--- Start of MATERIAL TO PROCESS ---

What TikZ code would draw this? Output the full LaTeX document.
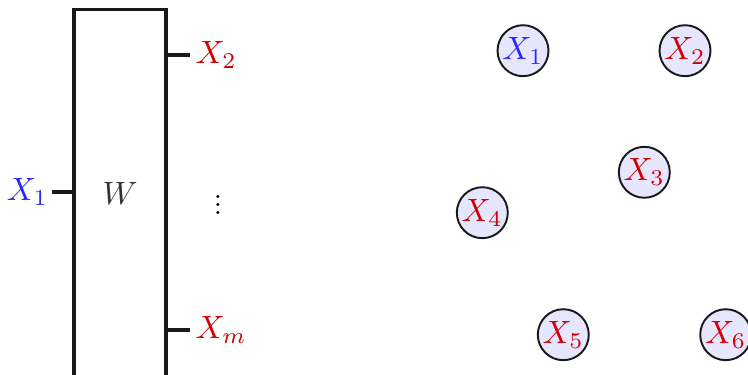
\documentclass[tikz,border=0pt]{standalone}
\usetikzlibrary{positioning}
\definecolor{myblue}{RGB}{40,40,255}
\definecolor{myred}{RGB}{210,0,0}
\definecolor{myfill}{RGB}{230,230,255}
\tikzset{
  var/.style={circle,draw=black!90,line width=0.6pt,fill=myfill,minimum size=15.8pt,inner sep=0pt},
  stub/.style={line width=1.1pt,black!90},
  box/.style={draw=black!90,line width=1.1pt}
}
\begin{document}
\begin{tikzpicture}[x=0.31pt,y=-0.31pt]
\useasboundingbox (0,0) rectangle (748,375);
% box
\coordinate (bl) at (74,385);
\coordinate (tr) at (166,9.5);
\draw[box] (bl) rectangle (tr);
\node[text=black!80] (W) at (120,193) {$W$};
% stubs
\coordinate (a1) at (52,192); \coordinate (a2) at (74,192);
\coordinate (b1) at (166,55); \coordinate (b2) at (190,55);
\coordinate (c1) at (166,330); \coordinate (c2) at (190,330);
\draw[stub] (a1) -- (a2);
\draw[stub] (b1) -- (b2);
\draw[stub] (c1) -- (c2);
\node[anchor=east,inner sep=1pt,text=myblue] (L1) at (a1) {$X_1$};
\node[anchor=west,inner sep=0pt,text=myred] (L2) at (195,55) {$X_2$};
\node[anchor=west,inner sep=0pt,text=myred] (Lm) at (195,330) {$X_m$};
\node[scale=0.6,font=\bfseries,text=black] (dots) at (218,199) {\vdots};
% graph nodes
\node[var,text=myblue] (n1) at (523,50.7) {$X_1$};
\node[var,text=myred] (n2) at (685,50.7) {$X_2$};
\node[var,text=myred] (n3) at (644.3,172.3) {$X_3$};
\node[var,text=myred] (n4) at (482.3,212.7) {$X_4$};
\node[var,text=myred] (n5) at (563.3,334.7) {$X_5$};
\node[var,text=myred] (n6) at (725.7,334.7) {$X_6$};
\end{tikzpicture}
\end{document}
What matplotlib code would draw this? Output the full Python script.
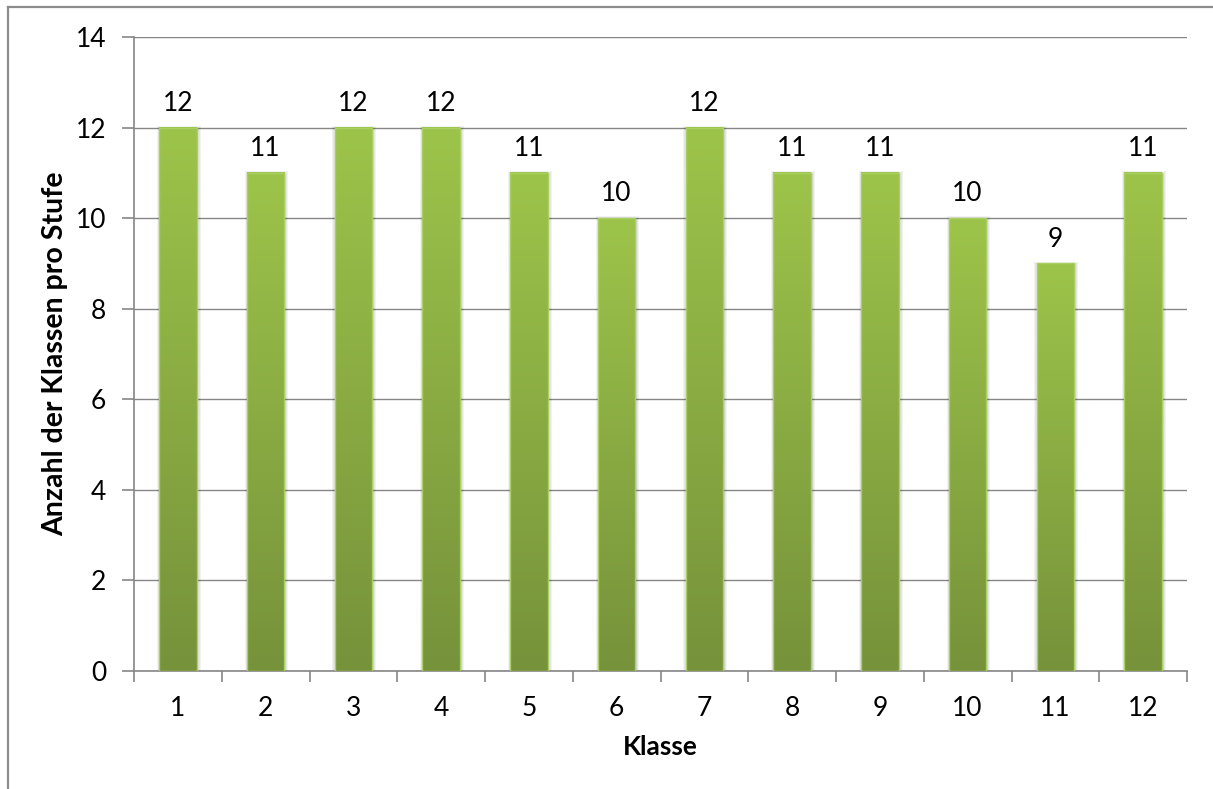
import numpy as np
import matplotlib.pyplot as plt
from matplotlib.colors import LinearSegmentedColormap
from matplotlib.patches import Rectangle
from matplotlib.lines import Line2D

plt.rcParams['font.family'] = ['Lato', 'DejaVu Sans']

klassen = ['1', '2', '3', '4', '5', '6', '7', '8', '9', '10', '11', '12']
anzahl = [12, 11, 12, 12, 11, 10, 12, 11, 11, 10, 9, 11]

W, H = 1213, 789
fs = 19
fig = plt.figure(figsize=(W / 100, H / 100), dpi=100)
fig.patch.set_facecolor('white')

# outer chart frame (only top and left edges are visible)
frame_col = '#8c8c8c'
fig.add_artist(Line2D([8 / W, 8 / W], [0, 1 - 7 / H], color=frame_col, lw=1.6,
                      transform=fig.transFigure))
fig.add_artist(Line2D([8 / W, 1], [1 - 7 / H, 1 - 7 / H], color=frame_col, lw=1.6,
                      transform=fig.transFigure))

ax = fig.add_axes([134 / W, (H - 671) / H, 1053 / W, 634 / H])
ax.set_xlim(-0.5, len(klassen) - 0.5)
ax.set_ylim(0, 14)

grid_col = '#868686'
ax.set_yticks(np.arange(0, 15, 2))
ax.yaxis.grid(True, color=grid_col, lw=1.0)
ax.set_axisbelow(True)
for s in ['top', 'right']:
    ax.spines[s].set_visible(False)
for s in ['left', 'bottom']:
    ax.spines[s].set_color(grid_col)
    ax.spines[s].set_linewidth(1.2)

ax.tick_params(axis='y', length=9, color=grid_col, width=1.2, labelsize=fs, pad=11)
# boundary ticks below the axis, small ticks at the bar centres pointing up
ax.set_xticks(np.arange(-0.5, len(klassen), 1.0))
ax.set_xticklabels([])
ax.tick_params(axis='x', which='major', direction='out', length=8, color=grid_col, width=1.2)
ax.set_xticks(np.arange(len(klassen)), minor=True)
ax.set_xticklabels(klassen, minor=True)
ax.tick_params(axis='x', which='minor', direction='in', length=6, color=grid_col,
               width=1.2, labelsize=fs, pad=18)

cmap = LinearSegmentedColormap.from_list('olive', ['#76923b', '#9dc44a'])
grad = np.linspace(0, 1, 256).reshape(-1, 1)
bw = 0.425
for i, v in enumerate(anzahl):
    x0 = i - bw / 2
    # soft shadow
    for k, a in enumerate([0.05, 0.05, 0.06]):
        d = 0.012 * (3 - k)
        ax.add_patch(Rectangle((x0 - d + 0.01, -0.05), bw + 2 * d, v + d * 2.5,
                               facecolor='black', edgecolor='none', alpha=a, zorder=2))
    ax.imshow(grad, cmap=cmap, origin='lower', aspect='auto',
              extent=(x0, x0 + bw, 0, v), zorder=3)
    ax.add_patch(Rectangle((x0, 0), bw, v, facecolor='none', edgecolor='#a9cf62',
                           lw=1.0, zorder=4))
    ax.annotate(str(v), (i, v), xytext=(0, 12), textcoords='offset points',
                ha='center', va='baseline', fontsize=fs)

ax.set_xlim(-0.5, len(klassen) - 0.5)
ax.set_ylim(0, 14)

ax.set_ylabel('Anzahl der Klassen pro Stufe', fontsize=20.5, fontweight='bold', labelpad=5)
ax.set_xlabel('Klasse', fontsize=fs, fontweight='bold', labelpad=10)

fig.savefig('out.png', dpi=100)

--- End of MATERIAL TO PROCESS ---

■ **DIRECTION**
Repeat the material above in full and exactly, apart from the pictures.

■ **SOLUTION**
What TikZ code would draw this? Output the full LaTeX document.
\documentclass[tikz,border=0pt]{standalone}
\usetikzlibrary{positioning}
\definecolor{myblue}{RGB}{40,40,255}
\definecolor{myred}{RGB}{210,0,0}
\definecolor{myfill}{RGB}{230,230,255}
\tikzset{
  var/.style={circle,draw=black!90,line width=0.6pt,fill=myfill,minimum size=15.8pt,inner sep=0pt},
  stub/.style={line width=1.1pt,black!90},
  box/.style={draw=black!90,line width=1.1pt}
}
\begin{document}
\begin{tikzpicture}[x=0.31pt,y=-0.31pt]
\useasboundingbox (0,0) rectangle (748,375);
% box
\coordinate (bl) at (74,385);
\coordinate (tr) at (166,9.5);
\draw[box] (bl) rectangle (tr);
\node[text=black!80] (W) at (120,193) {$W$};
% stubs
\coordinate (a1) at (52,192); \coordinate (a2) at (74,192);
\coordinate (b1) at (166,55); \coordinate (b2) at (190,55);
\coordinate (c1) at (166,330); \coordinate (c2) at (190,330);
\draw[stub] (a1) -- (a2);
\draw[stub] (b1) -- (b2);
\draw[stub] (c1) -- (c2);
\node[anchor=east,inner sep=1pt,text=myblue] (L1) at (a1) {$X_1$};
\node[anchor=west,inner sep=0pt,text=myred] (L2) at (195,55) {$X_2$};
\node[anchor=west,inner sep=0pt,text=myred] (Lm) at (195,330) {$X_m$};
\node[scale=0.6,font=\bfseries,text=black] (dots) at (218,199) {\vdots};
% graph nodes
\node[var,text=myblue] (n1) at (523,50.7) {$X_1$};
\node[var,text=myred] (n2) at (685,50.7) {$X_2$};
\node[var,text=myred] (n3) at (644.3,172.3) {$X_3$};
\node[var,text=myred] (n4) at (482.3,212.7) {$X_4$};
\node[var,text=myred] (n5) at (563.3,334.7) {$X_5$};
\node[var,text=myred] (n6) at (725.7,334.7) {$X_6$};
\end{tikzpicture}
\end{document}
What matplotlib code would draw this? Output the full Python script.
import numpy as np
import matplotlib.pyplot as plt
from matplotlib.colors import LinearSegmentedColormap
from matplotlib.patches import Rectangle
from matplotlib.lines import Line2D

plt.rcParams['font.family'] = ['Lato', 'DejaVu Sans']

klassen = ['1', '2', '3', '4', '5', '6', '7', '8', '9', '10', '11', '12']
anzahl = [12, 11, 12, 12, 11, 10, 12, 11, 11, 10, 9, 11]

W, H = 1213, 789
fs = 19
fig = plt.figure(figsize=(W / 100, H / 100), dpi=100)
fig.patch.set_facecolor('white')

# outer chart frame (only top and left edges are visible)
frame_col = '#8c8c8c'
fig.add_artist(Line2D([8 / W, 8 / W], [0, 1 - 7 / H], color=frame_col, lw=1.6,
                      transform=fig.transFigure))
fig.add_artist(Line2D([8 / W, 1], [1 - 7 / H, 1 - 7 / H], color=frame_col, lw=1.6,
                      transform=fig.transFigure))

ax = fig.add_axes([134 / W, (H - 671) / H, 1053 / W, 634 / H])
ax.set_xlim(-0.5, len(klassen) - 0.5)
ax.set_ylim(0, 14)

grid_col = '#868686'
ax.set_yticks(np.arange(0, 15, 2))
ax.yaxis.grid(True, color=grid_col, lw=1.0)
ax.set_axisbelow(True)
for s in ['top', 'right']:
    ax.spines[s].set_visible(False)
for s in ['left', 'bottom']:
    ax.spines[s].set_color(grid_col)
    ax.spines[s].set_linewidth(1.2)

ax.tick_params(axis='y', length=9, color=grid_col, width=1.2, labelsize=fs, pad=11)
# boundary ticks below the axis, small ticks at the bar centres pointing up
ax.set_xticks(np.arange(-0.5, len(klassen), 1.0))
ax.set_xticklabels([])
ax.tick_params(axis='x', which='major', direction='out', length=8, color=grid_col, width=1.2)
ax.set_xticks(np.arange(len(klassen)), minor=True)
ax.set_xticklabels(klassen, minor=True)
ax.tick_params(axis='x', which='minor', direction='in', length=6, color=grid_col,
               width=1.2, labelsize=fs, pad=18)

cmap = LinearSegmentedColormap.from_list('olive', ['#76923b', '#9dc44a'])
grad = np.linspace(0, 1, 256).reshape(-1, 1)
bw = 0.425
for i, v in enumerate(anzahl):
    x0 = i - bw / 2
    # soft shadow
    for k, a in enumerate([0.05, 0.05, 0.06]):
        d = 0.012 * (3 - k)
        ax.add_patch(Rectangle((x0 - d + 0.01, -0.05), bw + 2 * d, v + d * 2.5,
                               facecolor='black', edgecolor='none', alpha=a, zorder=2))
    ax.imshow(grad, cmap=cmap, origin='lower', aspect='auto',
              extent=(x0, x0 + bw, 0, v), zorder=3)
    ax.add_patch(Rectangle((x0, 0), bw, v, facecolor='none', edgecolor='#a9cf62',
                           lw=1.0, zorder=4))
    ax.annotate(str(v), (i, v), xytext=(0, 12), textcoords='offset points',
                ha='center', va='baseline', fontsize=fs)

ax.set_xlim(-0.5, len(klassen) - 0.5)
ax.set_ylim(0, 14)

ax.set_ylabel('Anzahl der Klassen pro Stufe', fontsize=20.5, fontweight='bold', labelpad=5)
ax.set_xlabel('Klasse', fontsize=fs, fontweight='bold', labelpad=10)

fig.savefig('out.png', dpi=100)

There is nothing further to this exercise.